The order of the court here excepted to is not an order granting or refusing temporary alimony or a final disposition of the case, and is not such as may be brought to the Supreme Court for decision by direct bill of exceptions under the Code, §§ 30-214, 6-903. Berryman v. Berryman, 147 Ga. 556 (94 S.E. 1013). The case differs from Wardlaw v. Wardlaw, 39 Ga. 53, in which the exception was to a judgment granting alimony, and in which error was also assigned on an antecedent ruling refusing a continuance.
Writ of error dismissed. All the Justicesconcur.
No. 12883. OCTOBER 13, 1939. A suit was instituted for permanent and temporary alimony, including attorney's fees, under the Code, §§ 30-202, 30-213, providing for the grant of alimony where no action for divorce is pending. A rule nisi was duly issued. Before the hearing of the case the husband filed in the same court his suit for divorce.

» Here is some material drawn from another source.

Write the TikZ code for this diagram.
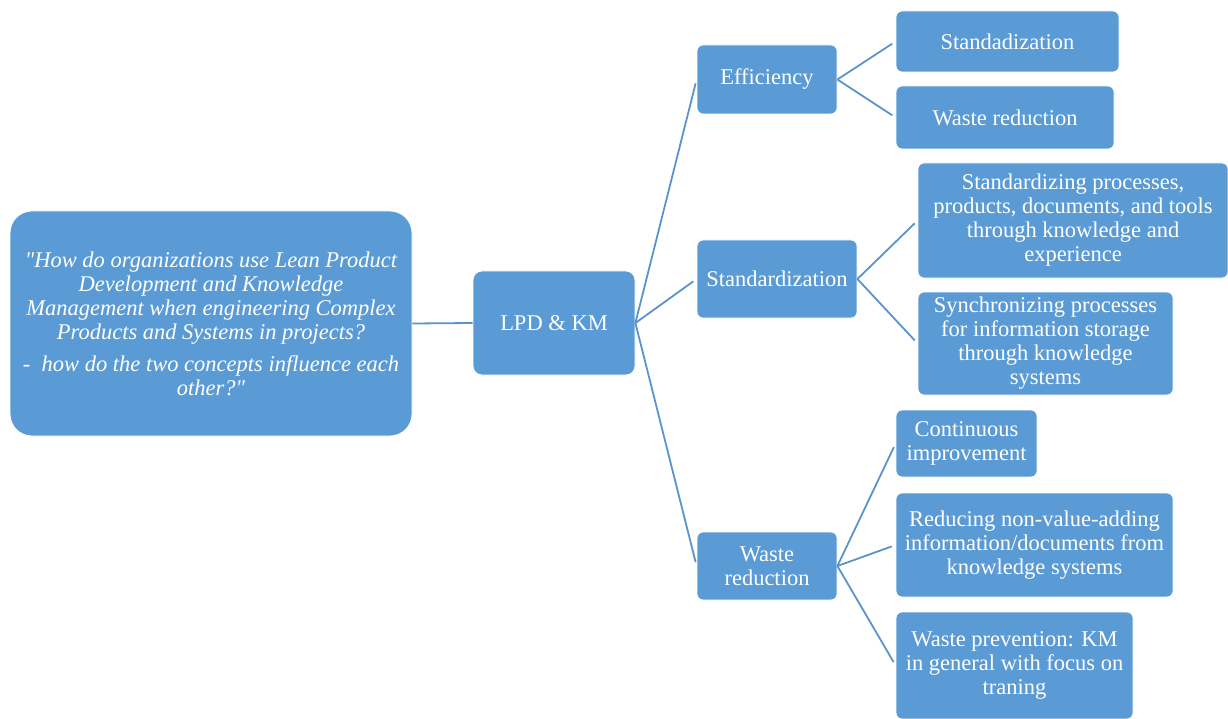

The judge entered an ex parte order directing that "all proceedings in within stated petition for alimony, including the taking of testimony by deposition, interrogatories, or otherwise, be and the same are hereby held in abeyance until the further order of this court," and declaring that "this order shall not be construed as limiting the rights of [the wife] in any other action pending in this or any other court." The petitioner for alimony, having learned of the ex parte order, presented her motion to modify its terms and vacate the order, on the grounds that the order was "(a) improvidently granted ex parte without a hearing: (b) contrary to law: (c) a denial to petitioner of her right to a hearing in said case on the evidence; and (d) in law an ex parte denial of temporary alimony and attorneys' fees, without the court hearing *Page 121 any evidence in the case." On the hearing this motion was overruled, and the movant excepted.